10 Things I learned while running a bootstrapped SaaS Business

I am running inBoundio for over a year now and it is doing pretty well with its share of ups and down. There were some hard times but overall it has grown steadily. We have also launched inBoundio PRO which is a white label marketing software for small businesses and agencies as lot of people were asking for this.

There are very few blog posts which cover internals of SaaS businesses written by people who are actually running the business so I thought I should share my experience and learning so others who are looking to start SaaS businesses can learn internals of SaaS business.

Here are my 10 learning while running a SaaS business

1. SaaS Businesses grow slowly – I am little surprised by the slow growth of SaaS businesses. I mean growing by 10%-20% month on month is really good by any standard (for SaaS, this is really big)  but I have never seen any SaaS business grow exponentially (github/basecamp can be exceptions but there are specific reasons why they grew and why others won’t). One reason being most of the SaaS business are B2B, so the target market is often small to start with. Do not set goals and projections looking at that hockey stick curve for your SaaS company.

2. The market is not as big as you think – This is another thing which I have noticed. People often think I am in billion dollar market so if I can capture 10% in 3 years, we are a 100M revenue company but in reality, there are very few companies who are able to get into that range. In fact there are very few SaaS companies who are even making 10M USD in revenue every year. Most of the successful once hover around 1M to 10M but this is how SaaS is supposed to work anyway.

3. SaaS businesses can be run by 2-3 people – If you are looking to hire more people, think again as most likely you don’t need them. Most often 2-3 people can run the whole business. In fact the founder(s) alone can run the whole show. You will only need people for inorganic marketing and support. SaaS businesses are all about optimization so focus on that.

4. Marketing is the difficult part, building is not – This happens all the time. People build some awesome app, gets covered in few blogs, generate some buzz and then hit the wall. I think 9 out of 10 web saas startups end up like this and in 12-24 months shut down. The problem is, building is the easy and exciting part, marketing is the time consuming, tough and boring part and this is where all SaaS startups struggle.

5. Almost everything that can be build, has been built – SaaS industry is very saturated, almost everything that can be built has been built. It is almost impossible to build disruptive products. Also since building is easy, there are 4-5 really good products in every vertical making it difficult for any one of them to own the market.

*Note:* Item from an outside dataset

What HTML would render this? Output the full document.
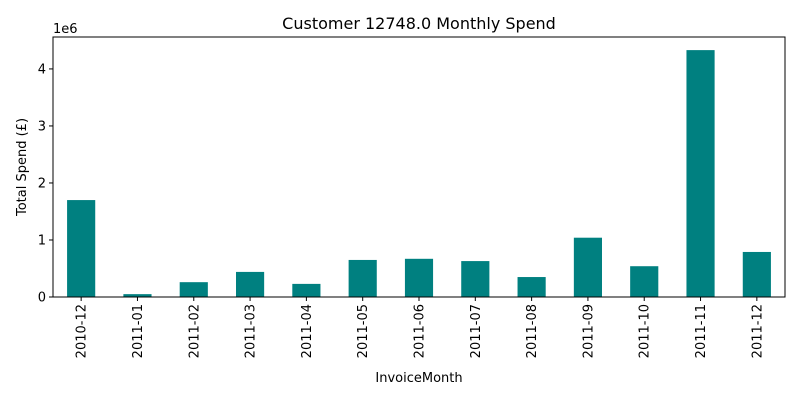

6. SaaS businesses are Top heavy, 1% businesses are making 99% of the money – The top 100 SaaS companies make 95+% of the money. You can look at this image to see the top 10 companies makes more than 50% of of the 18 billion dollar SaaS business as predicted by Gartner. Do not get fooled by the big numbers of SaaS, the reality is very different and can only be seen once you run a business.

7. It is winners take it all business – SaaS is often a winner takes it all business. Mailchimp has killed the email marketing, you can’t top it. Basecamp has killed project management for SMB and individuals, you can’t make it better. They owns the market and you can’t do anything. As said in #4, since almost every vertical has some players this makes it very difficult for new players to come in.

8. Customer stickiness will make it or break it – I have noticed that almost every successful SaaS busienss has customers who vouch for it. They will stick with the company and defend it. They are also the cheerleaders and promoters of the product. Those who don’t have it, do all the marketing which becomes a huge burden.

9. Undercutting the market is not a smart strategy – If you are thinking launching a product in a vertical and offering the price at 25% of what the other competitors are offering, it will not work. SaaS is not as price sensitive as people think. Those products which are being sold at X price are being sold for a reason, because people are paying for it. If no one is paying X, your competitor will also sell it for 0.25X price. Also there are people who do think cheaper product means less features or not good enough. Not to mention, the cost of marketing and overheads will reaming same whether you are selling a product for X or 0.25X so better sell it for X.

10. You can make good money by selling addons including services – I have seen this with many SaaS companies, specially in marketing like HubSpot and infusionsoft, they make lot of money selling addon products and services. It works for them due to the nature of the business but I do feels other businesses should also try this since this secondary source of revenue often add up fast. IF you are selling a product for $29/month, even with 1000 paying customers (which is a big number of paying customers), you will still only make 29k per month, most likely the company won’t be even profitable so you can add some custom products/services or addons, not to mention always offer a premium option of your product.

  • asus3000

    Excellent article.

  • Anant

    Great article!

    >I have seen this with many SaaS companies, specially in marketing like HubSpot and infusionsoft, they make lot of money selling addon products and services.

    Could you expand this point a bit? I am not sure what you mean by addon products. Would appreciate some examples.